:: COLLECTED MATERIAL ::
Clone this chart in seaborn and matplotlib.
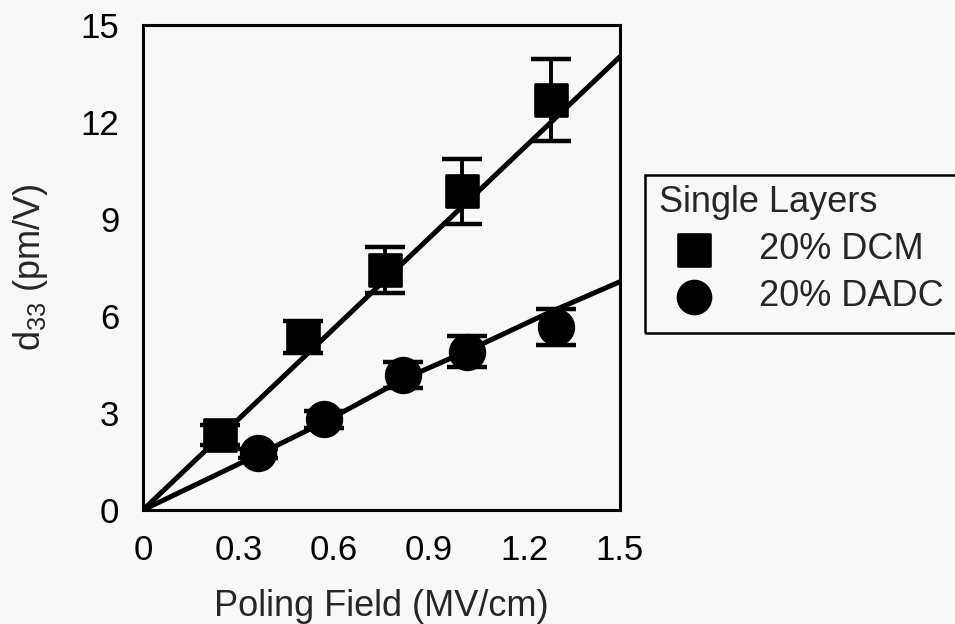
import numpy as np
import pandas as pd
import matplotlib
matplotlib.use("Agg")
import matplotlib.pyplot as plt
from matplotlib.patches import Rectangle
import seaborn as sns

# data
dcm_field = [0.242, 0.504, 0.761, 1.002, 1.282]
dcm_d33 = [2.32, 5.36, 7.42, 9.85, 12.68]
dcm_err = [0.30, 0.50, 0.72, 1.00, 1.27]

dadc_field = [0.363, 0.569, 0.819, 1.018, 1.300]
dadc_d33 = [1.75, 2.80, 4.18, 4.90, 5.67]
dadc_err = [0.15, 0.25, 0.41, 0.48, 0.56]

# fitted lines
dcm_fit_x = [0.0, 1.5]
dcm_fit_y = [0.0, 14.02]
dadc_fit_x = [0.0, 0.36, 0.57, 0.82, 1.02, 1.28, 1.5]
dadc_fit_y = [0.0, 1.70, 2.72, 4.05, 4.92, 6.12, 7.06]

x_ticks = [0, 0.3, 0.6, 0.9, 1.2, 1.5]
y_ticks = [0, 3, 6, 9, 12, 15]

bg = "#f8f8f8"
sns.set_style("white")
plt.rcParams['font.family'] = ['Liberation Sans', 'DejaVu Sans']
plt.rcParams['mathtext.fontset'] = 'custom'
plt.rcParams['mathtext.rm'] = 'Liberation Sans'
plt.rcParams['mathtext.it'] = 'Liberation Sans'

fig = plt.figure(figsize=(9.55, 6.24), dpi=100, facecolor=bg)
ax = fig.add_axes([0.1497, 0.1827, 0.4995, 0.7773])
ax.set_facecolor(bg)

sns.lineplot(x=dcm_fit_x, y=dcm_fit_y, color="black", lw=3.6, ax=ax, zorder=2)
sns.lineplot(x=dadc_fit_x, y=dadc_fit_y, color="black", lw=3.6, ax=ax, zorder=2)

ax.errorbar(dcm_field, dcm_d33, yerr=dcm_err, fmt="none", ecolor="black",
            elinewidth=2.8, capsize=14.5, capthick=3.2, zorder=3)
ax.errorbar(dadc_field, dadc_d33, yerr=dadc_err, fmt="none", ecolor="black",
            elinewidth=2.8, capsize=14.5, capthick=3.2, zorder=3)

sns.scatterplot(x=dcm_field, y=dcm_d33, marker="s", s=560, color="black",
                edgecolor="black", ax=ax, zorder=4, label="20% DCM")
sns.scatterplot(x=dadc_field, y=dadc_d33, marker="o", s=620, color="black",
                edgecolor="black", ax=ax, zorder=4, label="20% DADC")

ax.set_xlim(0, 1.5)
ax.set_ylim(0, 15)
ax.set_xticks(x_ticks)
ax.set_yticks(y_ticks)
ax.set_xticklabels([f"{v:g}" for v in x_ticks])
ax.set_yticklabels([str(v) for v in y_ticks])
ax.tick_params(direction="in", length=12, width=1.5, labelsize=25, pad=17,
               color="black", labelcolor="black")
for sp in ax.spines.values():
    sp.set_color("black")
    sp.set_linewidth(2.2)

ax.set_xlabel("Poling Field (MV/cm)", fontsize=26, labelpad=16)
ax.set_ylabel("d$_{33}$ (pm/V)", fontsize=26, labelpad=22)

# legend box runs off the right edge of the picture
fig.patches.append(Rectangle((645 / 955, 1 - 333 / 624), 0.4, 158 / 624,
                             transform=fig.transFigure, fill=False,
                             edgecolor="black", lw=1.8))
leg = ax.legend(title="Single Layers", loc="upper left",
                bbox_to_anchor=(652 / 955, 1 - 178 / 624),
                bbox_transform=fig.transFigure, frameon=False,
                fontsize=26, title_fontsize=26, markerscale=0.95,
                handletextpad=0.85, borderpad=0.2, labelspacing=0.33,
                borderaxespad=0, handlelength=1.9)
leg._legend_box.align = "left"

fig.savefig("out.png", dpi=100, facecolor=bg)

:: TASK STATEMENT ::
Pictures stay out. Print the data exactly, from its first line through the line containing "dcm_err = [0.30, 0.50, 0.72, 1.00, 1.27]".

:: SOLUTION TO THE EXERCISE ::
Clone this chart in seaborn and matplotlib.
import numpy as np
import pandas as pd
import matplotlib
matplotlib.use("Agg")
import matplotlib.pyplot as plt
from matplotlib.patches import Rectangle
import seaborn as sns

# data
dcm_field = [0.242, 0.504, 0.761, 1.002, 1.282]
dcm_d33 = [2.32, 5.36, 7.42, 9.85, 12.68]
dcm_err = [0.30, 0.50, 0.72, 1.00, 1.27]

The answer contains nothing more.